Setelah pemeriksaan, penyidik menemukan bukti kuat bahwa korban meninggal akibat kekerasan. Polisi pun melakukan ekshumasi dan otopsi pada Sabtu (11/10/2025) untuk memastikan penyebab kematian.
Guru Yafet Nokas akhirnya ditetapkan sebagai tersangka dan resmi ditahan pada Jumat (10/10/2025) untuk 20 hari ke depan.
Pasal dan Hukuman untuk Pelaku
Kapolres TTS AKBP Hendra Dorizen menegaskan, pelaku dijerat Pasal 80 ayat (3) Undang-Undang Nomor 35 Tahun 2014 tentang Perlindungan Anak, karena kekerasannya menyebabkan korban meninggal dunia.
“Ketentuan ini berlaku apabila kekerasan terhadap anak mengakibatkan kematian,” kata AKBP Hendra Dorizen, Senin (13/10) dikutip dari Antara.

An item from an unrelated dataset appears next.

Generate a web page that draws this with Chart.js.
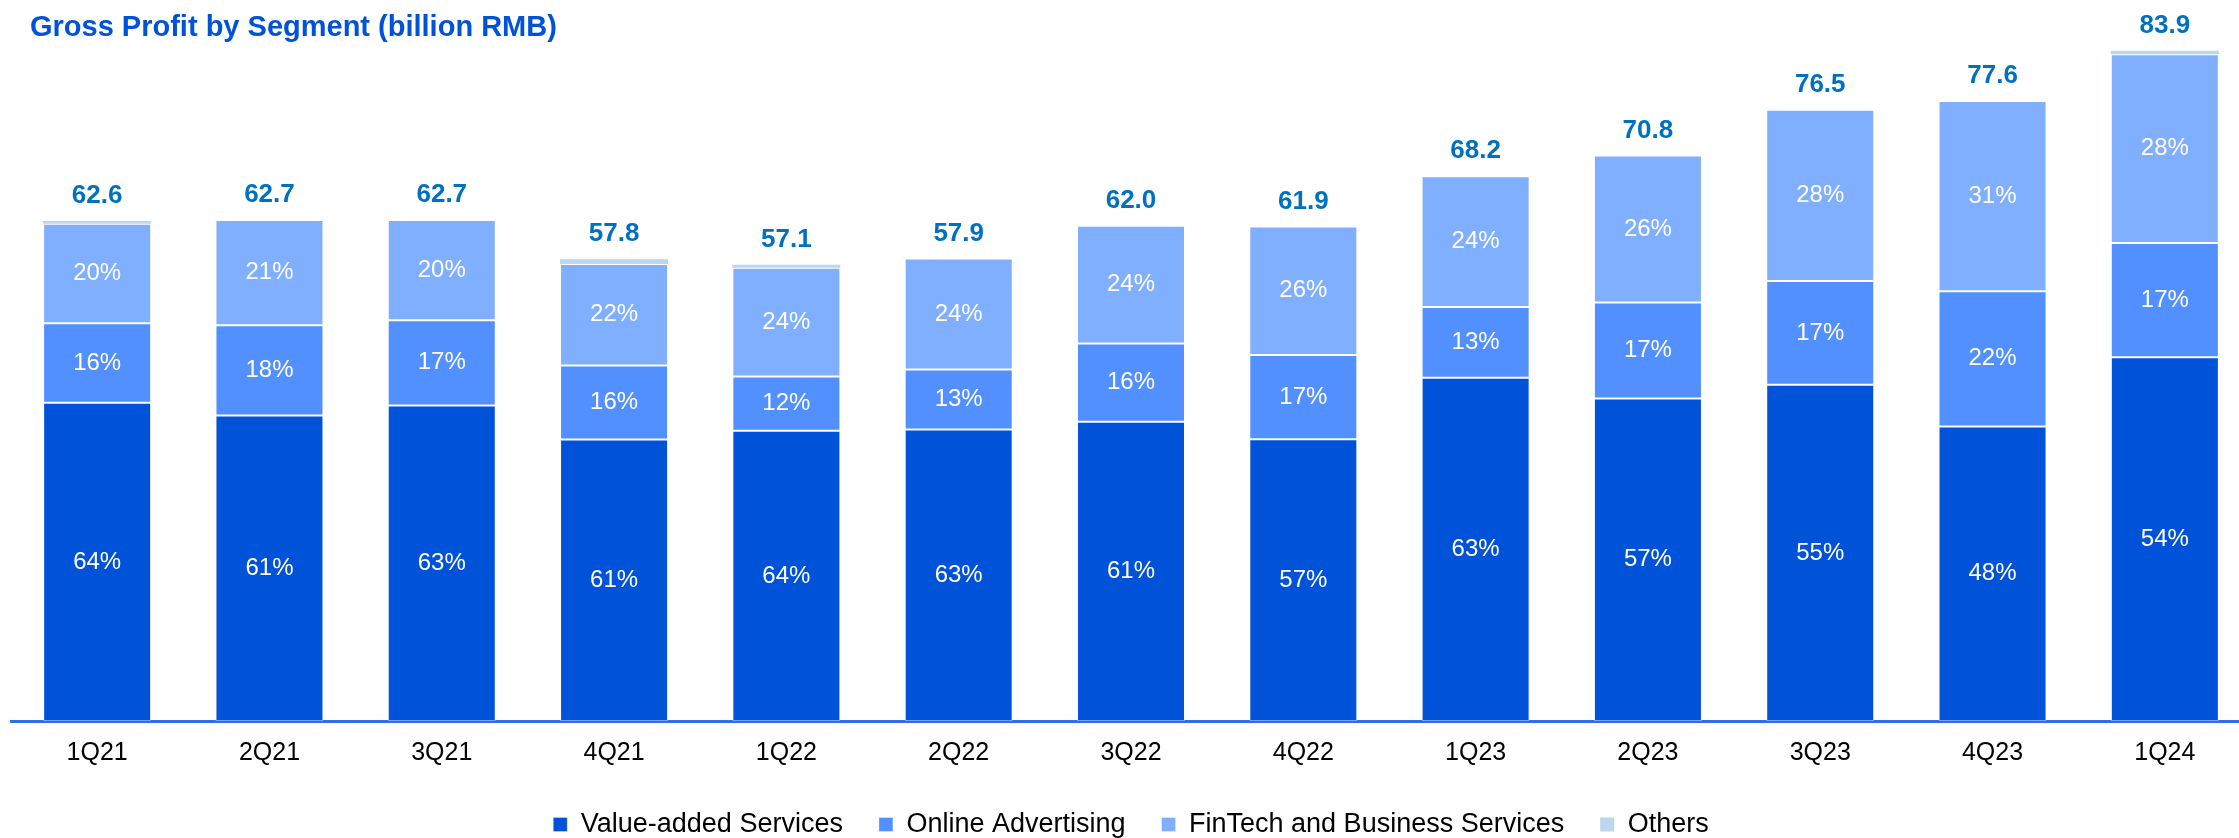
<!DOCTYPE html>
<html>
<head>
<meta charset="utf-8">
<title>Gross Profit by Segment</title>
<script src="https://cdn.jsdelivr.net/npm/chart.js@4.4.1/dist/chart.umd.min.js"></script>
<style>
  html, body { margin: 0; padding: 0; background: #fff; overflow: hidden; }
  #wrap { width: 2239px; height: 838px; overflow: hidden; }
  canvas { display: block; }
</style>
</head>
<body>
<div id="wrap"><canvas id="gpChart" width="2262" height="848"></canvas></div>
<script>
// quarterly gross profit, billion RMB
const quarters = ['1Q21', '2Q21', '3Q21', '4Q21', '1Q22', '2Q22', '3Q22', '4Q22', '1Q23', '2Q23', '3Q23', '4Q23', '1Q24'];
const totals = [62.6, 62.7, 62.7, 57.8, 57.1, 57.9, 62.0, 61.9, 68.2, 70.8, 76.5, 77.6, 83.9];

// segment shares in %, as labelled
const vasPct = [64, 61, 63, 61, 64, 63, 61, 57, 63, 57, 55, 48, 54];
const adsPct = [16, 18, 17, 16, 12, 13, 16, 17, 13, 17, 17, 22, 17];
const fintechPct = [20, 21, 20, 22, 24, 24, 24, 26, 24, 26, 28, 31, 28];

// small "Others" slice on top, billion RMB
const othersBn = [0.37, 0, 0, 0.6, 0.35, 0, 0, 0, 0, 0, 0, 0, 0.45];

const FONT = "'Liberation Sans', Arial, sans-serif";
const sharePct = [vasPct, adsPct, fintechPct];

// split what's left after Others by the labelled shares
function segmentValues(pcts) {
    return totals.map((t, i) => {
        const sum = vasPct[i] + adsPct[i] + fintechPct[i];
        return (t - othersBn[i]) * pcts[i] / sum;
    });
}

const labelPlugin = {
    id: 'gpLabels',
    afterDatasetsDraw(chart) {
        const ctx = chart.ctx;
        const xScale = chart.scales.x;
        const yScale = chart.scales.y;
        ctx.save();
        ctx.textAlign = 'center';
        ctx.textBaseline = 'middle';

        // percentages inside segments
        ctx.font = '24px ' + FONT;
        ctx.fillStyle = '#ffffff';
        sharePct.forEach((pcts, di) => {
            chart.getDatasetMeta(di).data.forEach((bar, i) => {
                ctx.fillText(pcts[i] + '%', bar.x, (bar.y + bar.base) / 2);
            });
        });

        // totals above each stack
        ctx.font = 'bold 26px ' + FONT;
        ctx.fillStyle = '#0070C0';
        totals.forEach((t, i) => {
            ctx.fillText(t.toFixed(1), xScale.getPixelForValue(i), yScale.getPixelForValue(t) - 25);
        });

        // heading
        ctx.textAlign = 'left';
        ctx.font = 'bold 29px ' + FONT;
        ctx.fillStyle = '#0052D9';
        ctx.fillText('Gross Profit by Segment (billion RMB)', 30, 28);
        ctx.restore();
    }
};

const barStyle = {
    borderColor: 'rgba(255, 255, 255, 0.35)',
    borderWidth: 1,
    borderSkipped: false,
    barPercentage: 0.627,
    categoryPercentage: 1.0
};

new Chart(document.getElementById('gpChart'), {
    type: 'bar',
    data: {
        labels: quarters,
        datasets: [
            { label: 'Value-added Services', data: segmentValues(vasPct), backgroundColor: '#0052D9', ...barStyle },
            { label: 'Online Advertising', data: segmentValues(adsPct), backgroundColor: '#5290FF', ...barStyle },
            { label: 'FinTech and Business Services', data: segmentValues(fintechPct), backgroundColor: '#80AFFF', ...barStyle },
            { label: 'Others', data: othersBn, backgroundColor: '#BCD6EE', ...barStyle, borderWidth: 0 }
        ]
    },
    options: {
        responsive: false,
        devicePixelRatio: 1,
        animation: false,
        layout: {
            padding: { top: 2, left: 11, right: 11, bottom: 0 }
        },
        plugins: {
            legend: {
                position: 'bottom',
                labels: {
                    boxWidth: 14,
                    boxHeight: 14,
                    padding: 36,
                    color: '#000',
                    font: { family: FONT, size: 27 }
                }
            },
            tooltip: { enabled: false },
            title: { display: false }
        },
        scales: {
            x: {
                stacked: true,
                grid: { display: false, drawTicks: true, tickLength: 10 },
                border: { display: true, color: '#2F6FE5', width: 3 },
                ticks: {
                    color: '#000',
                    padding: 7,
                    font: { family: FONT, size: 25 }
                }
            },
            y: {
                stacked: true,
                display: false,
                min: 0,
                max: 90
            }
        }
    },
    plugins: [labelPlugin]
});
</script>
</body>
</html>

Dari hasil pemeriksaan, pelaku sempat membantah, namun akhirnya mengakui perbuatannya setelah dibawa ke lokasi kejadian.
“Namun pada akhirnya dia mengaku usai dibawa ke tempat kejadian perkara. Dia mengaku menganiaya korban dengan batu di kepala,” ujarnya.
Kapolres Hendra menegaskan pihaknya berkomitmen menangani perkara ini secara transparan dan tuntas.
“Kami pastikan penanganan perkara ini dilakukan secara transparan dan tuntas,” tegasnya.